3. Progressive Optimization Journey
- Understanding through implementation (Modules 1-14): Build with loops for clarity
- Systematic optimization (Modules 15-19): Transform loops into production code
- Transparent acceleration: Optimizations work automatically on existing code
- Real-world techniques: Learn optimizations used in PyTorch/TensorFlow
4. Historical Context
Examples map to ML breakthroughs:
- 1957: Perceptron (Module 4)
- 1969: XOR Solution (Module 6)
- 1998: LeNet (Module 9)
- 2012: AlexNet (Module 10)
- 2018: GPT (Module 14)
Learning Progression
Weeks 1-6: Foundation
Students build mathematical infrastructure and understand how neural networks work.
Weeks 7-10: Training Systems
Students build complete training pipelines and understand how to scale to real datasets.
Weeks 11-14: Modern AI
Students build transformer architectures that power ChatGPT and modern AI.
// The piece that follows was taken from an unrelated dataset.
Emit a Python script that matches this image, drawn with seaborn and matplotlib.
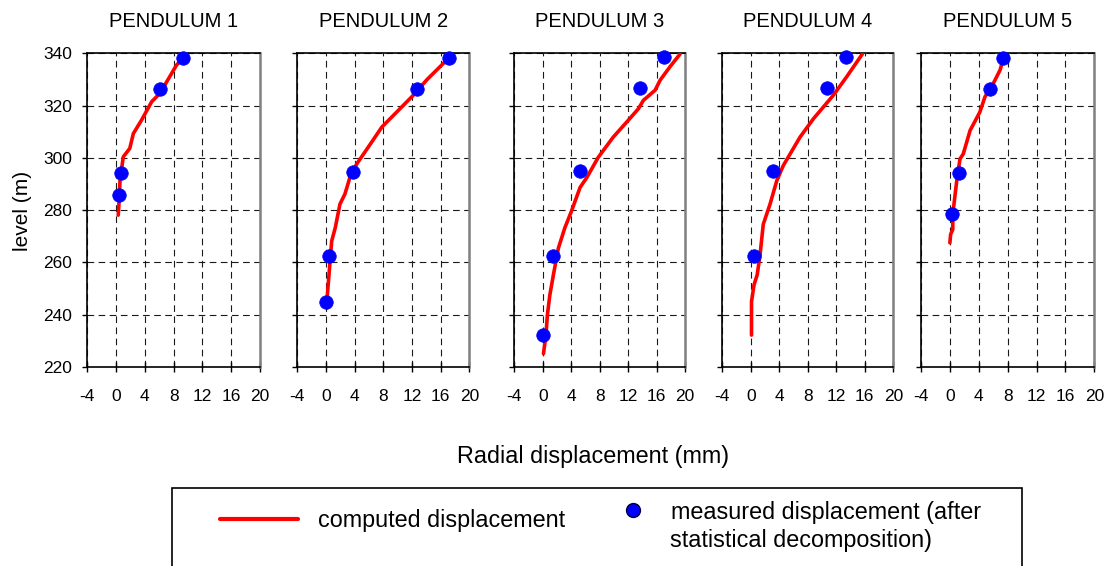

Weeks 15-19: System Optimization
Students transform educational code into production-ready systems through progressive optimization techniques.
Week 20: Capstone Project
Students combine all techniques to build complete, optimized ML systems from scratch.
Success Metrics
By completion, students will have:
- ✅ Built every component of modern ML systems from scratch
- ✅ Recreated the major breakthroughs in AI history
- ✅ Transformed educational loops into production-ready code (10-100x speedups)
- ✅ Understood why PyTorch, TensorFlow are designed the way they are
- ✅ Mastered real-world optimization techniques (caching, quantization, pruning)
- ✅ Built complete ML systems that transparently optimize themselves
Ultimate Goal: Students who can read PyTorch source code and think "I understand why they did it this way - I built this myself in TinyTorch!"